# SUPPLIED MATERIAL
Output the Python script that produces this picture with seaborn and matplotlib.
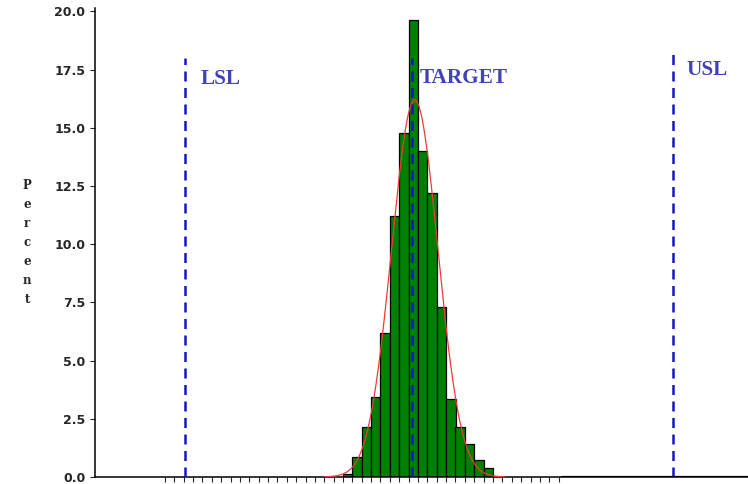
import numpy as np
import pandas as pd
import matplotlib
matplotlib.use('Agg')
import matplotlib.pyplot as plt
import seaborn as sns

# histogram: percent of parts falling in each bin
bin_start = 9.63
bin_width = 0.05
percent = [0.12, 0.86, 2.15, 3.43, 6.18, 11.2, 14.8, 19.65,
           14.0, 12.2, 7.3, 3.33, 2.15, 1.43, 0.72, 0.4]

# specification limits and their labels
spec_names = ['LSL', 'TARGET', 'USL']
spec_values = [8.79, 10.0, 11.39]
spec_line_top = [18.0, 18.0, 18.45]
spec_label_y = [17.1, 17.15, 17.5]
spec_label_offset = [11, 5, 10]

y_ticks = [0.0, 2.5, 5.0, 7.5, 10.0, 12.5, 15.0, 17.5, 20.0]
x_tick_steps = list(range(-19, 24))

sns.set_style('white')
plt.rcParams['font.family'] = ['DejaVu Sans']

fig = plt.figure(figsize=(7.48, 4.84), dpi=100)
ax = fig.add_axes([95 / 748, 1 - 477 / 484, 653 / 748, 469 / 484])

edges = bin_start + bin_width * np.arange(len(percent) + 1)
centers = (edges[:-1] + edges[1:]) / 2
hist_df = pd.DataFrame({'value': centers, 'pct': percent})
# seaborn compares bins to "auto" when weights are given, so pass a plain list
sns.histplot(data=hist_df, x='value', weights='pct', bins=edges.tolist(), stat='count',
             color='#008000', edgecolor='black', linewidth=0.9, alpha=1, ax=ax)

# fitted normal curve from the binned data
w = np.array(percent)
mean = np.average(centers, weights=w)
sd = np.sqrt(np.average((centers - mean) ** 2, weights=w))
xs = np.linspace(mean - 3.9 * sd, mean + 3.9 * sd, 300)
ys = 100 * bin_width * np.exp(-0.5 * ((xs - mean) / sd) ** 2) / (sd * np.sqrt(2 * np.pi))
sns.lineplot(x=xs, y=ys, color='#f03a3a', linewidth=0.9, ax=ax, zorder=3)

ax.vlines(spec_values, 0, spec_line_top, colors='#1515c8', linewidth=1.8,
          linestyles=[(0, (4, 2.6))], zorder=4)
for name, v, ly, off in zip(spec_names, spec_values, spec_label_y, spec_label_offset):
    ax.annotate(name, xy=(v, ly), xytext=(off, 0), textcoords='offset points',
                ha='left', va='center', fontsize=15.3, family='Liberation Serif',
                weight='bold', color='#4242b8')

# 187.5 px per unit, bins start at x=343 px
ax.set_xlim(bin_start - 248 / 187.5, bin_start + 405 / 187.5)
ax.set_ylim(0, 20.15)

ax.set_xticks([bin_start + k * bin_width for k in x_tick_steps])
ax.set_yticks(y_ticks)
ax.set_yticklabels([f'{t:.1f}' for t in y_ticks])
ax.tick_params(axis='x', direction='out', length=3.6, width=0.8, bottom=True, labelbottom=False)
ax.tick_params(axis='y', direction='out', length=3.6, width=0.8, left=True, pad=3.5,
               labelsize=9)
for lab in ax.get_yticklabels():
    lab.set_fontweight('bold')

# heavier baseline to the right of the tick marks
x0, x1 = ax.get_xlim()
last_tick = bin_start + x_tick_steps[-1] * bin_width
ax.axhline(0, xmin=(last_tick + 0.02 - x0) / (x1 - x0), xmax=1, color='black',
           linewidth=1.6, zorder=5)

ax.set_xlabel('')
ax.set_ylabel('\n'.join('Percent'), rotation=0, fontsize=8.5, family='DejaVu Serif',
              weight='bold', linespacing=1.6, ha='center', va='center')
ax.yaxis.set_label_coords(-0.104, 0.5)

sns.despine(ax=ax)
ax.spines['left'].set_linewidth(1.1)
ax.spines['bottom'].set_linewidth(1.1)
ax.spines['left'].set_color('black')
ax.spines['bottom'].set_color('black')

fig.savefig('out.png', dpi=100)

# WHAT YOU HAVE TO DO
Everything from the top line of the data down to and including the line with "plt.rcParams['font.family'] = ['DejaVu Sans']" is to be copied, except the pictures.

# TASK ANSWER
Output the Python script that produces this picture with seaborn and matplotlib.
import numpy as np
import pandas as pd
import matplotlib
matplotlib.use('Agg')
import matplotlib.pyplot as plt
import seaborn as sns

# histogram: percent of parts falling in each bin
bin_start = 9.63
bin_width = 0.05
percent = [0.12, 0.86, 2.15, 3.43, 6.18, 11.2, 14.8, 19.65,
           14.0, 12.2, 7.3, 3.33, 2.15, 1.43, 0.72, 0.4]

# specification limits and their labels
spec_names = ['LSL', 'TARGET', 'USL']
spec_values = [8.79, 10.0, 11.39]
spec_line_top = [18.0, 18.0, 18.45]
spec_label_y = [17.1, 17.15, 17.5]
spec_label_offset = [11, 5, 10]

y_ticks = [0.0, 2.5, 5.0, 7.5, 10.0, 12.5, 15.0, 17.5, 20.0]
x_tick_steps = list(range(-19, 24))

sns.set_style('white')
plt.rcParams['font.family'] = ['DejaVu Sans']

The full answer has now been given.